Altshuler's reliance on Patzner v. Burkett, 779 F.2d 1363 (8th Cir.1985) is not persuasive. In Patzner, the court held that the defendant police officers were not entitled to qualified immunity for purposes of a § 1983 action where Patzner was arrested in 1983, prior to Welsh, under factual circumstances that the court characterized as indistinguishable from Welsh. The court determined that the illegality of Patzner's warrantless arrest in his home for a minor offense was "not seriously open to question at the time it occurred." Patzner, 779 F.2d at 1371. Patzner does not, however, involve hot pursuit or a fleeing suspect.

Judgment affirmed.

SCHOLFIELD and WEBSTER, JJ., concur.

Review denied at 118 Wash. 2d 1023 (1992).

NOTES

[1] We note the minor inconsistency in the spelling of appellant's last name and utilize the spelling found in the pleadings of this case.
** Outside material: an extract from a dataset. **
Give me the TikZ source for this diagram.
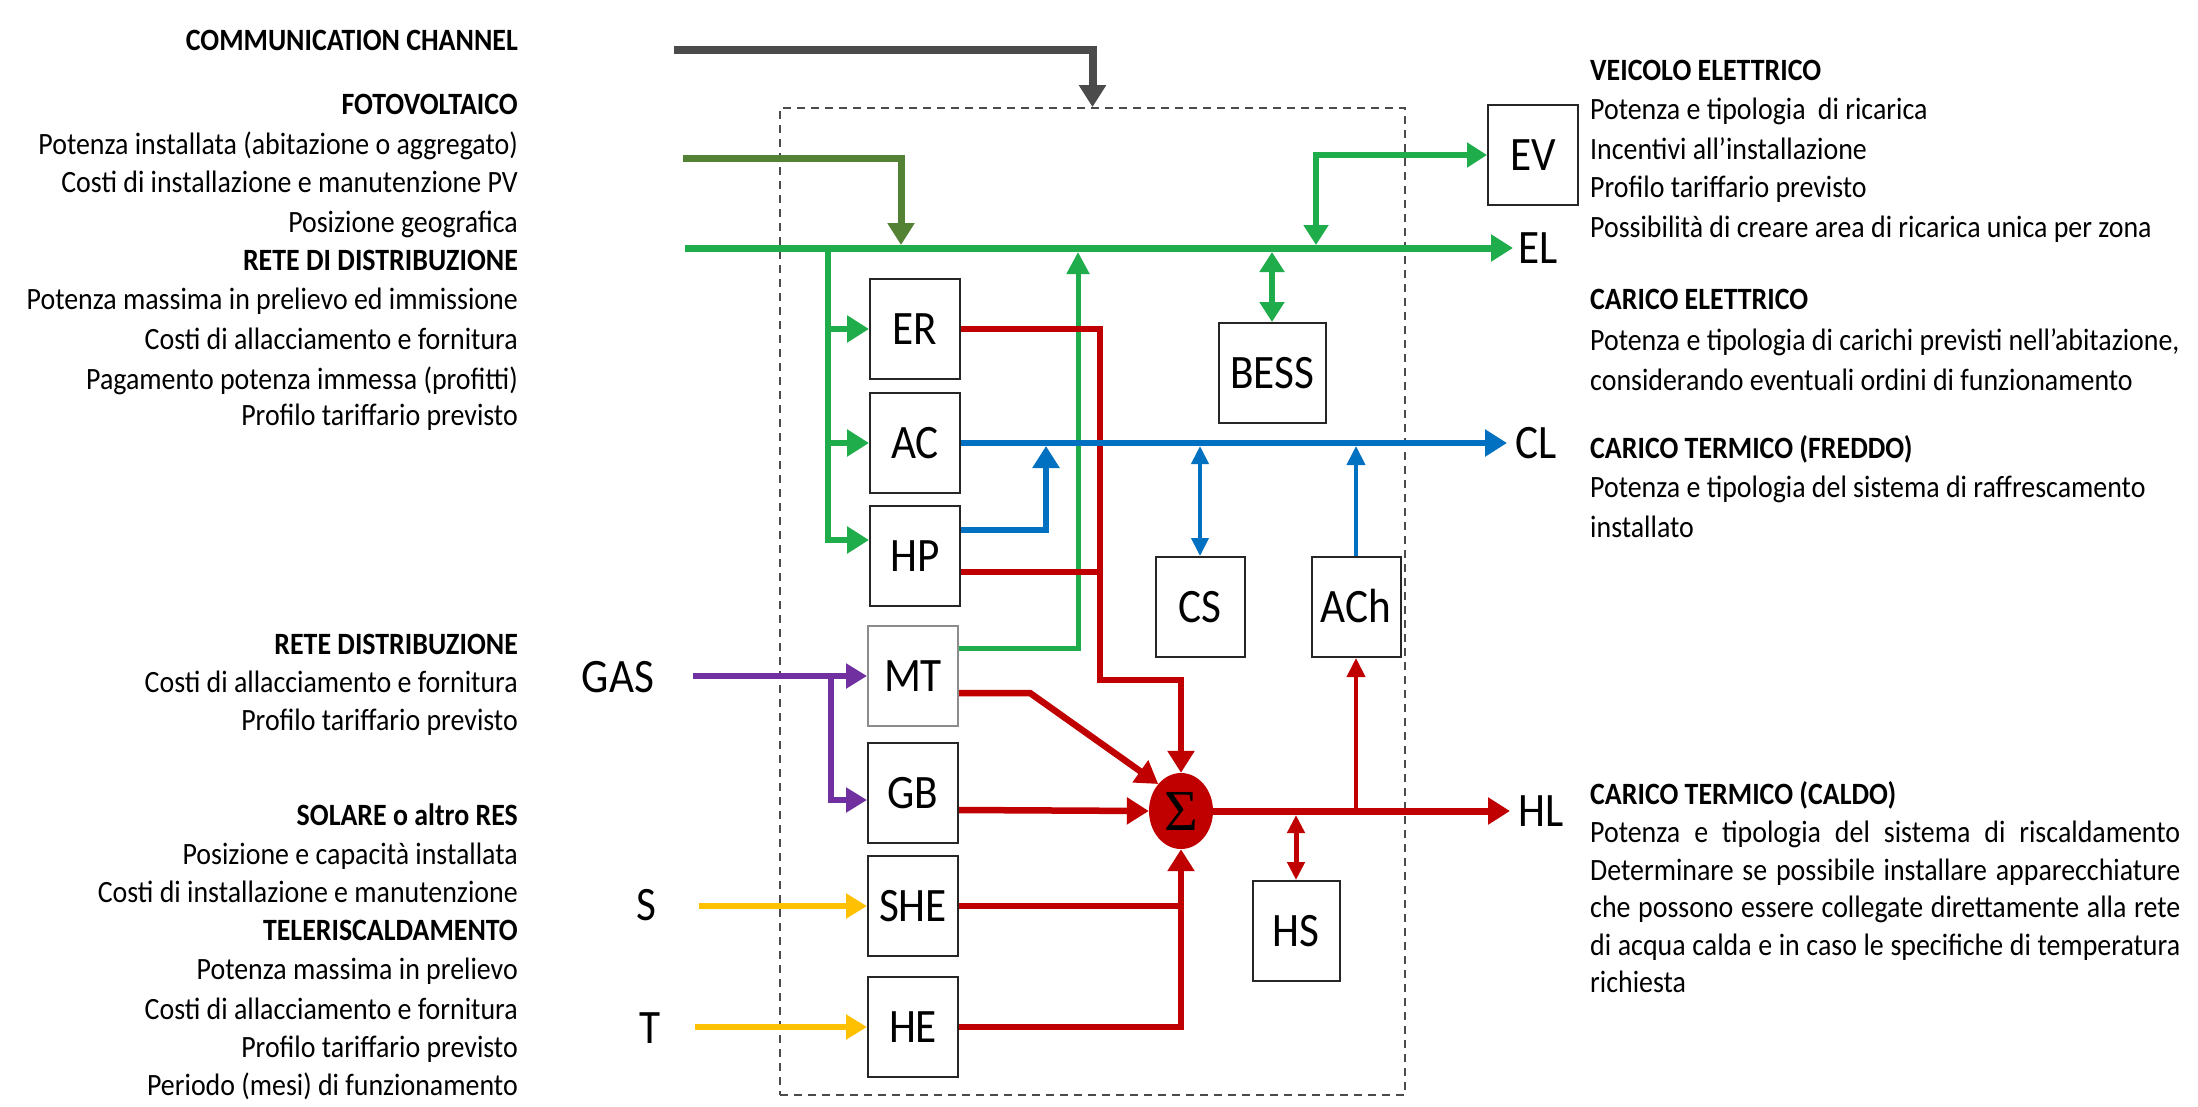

[2] The parties' testimony below was more extensive than that before the court in Altschuler I.

[3] When the "clearly established" standard must be applied in such contexts, some courts have held that there must be case law more closely analogous to the circumstances confronting the officials than might otherwise be required to defeat a claim of qualified immunity. See, e.g., Benson v. Allphin, 786 F.2d 268, 276 (7th Cir.), cert. denied, 479 U.S. 848 (1986).

[4] See also State v. Bolte, 115 N.J. 579, 560 A.2d 644 (under facts similar to those in Altschuler I, court interpreted Welsh to require, at the very least, some threat to public safety, in addition to "hot pursuit", to justify a warrantless entry and arrest for minor traffic offenses), cert. denied, 493 U.S. 936, 107 L. Ed. 2d 320, 110 S. Ct. 330 (1989).

[5] In granting the motion for a directed verdict, the trial court also ruled as a matter of law that Officer Haynes was "acting with a subjective good faith intent." Because Officer Haynes was entitled to qualified immunity in light of the "clearly established" standard, we need not address this portion of the trial court's ruling.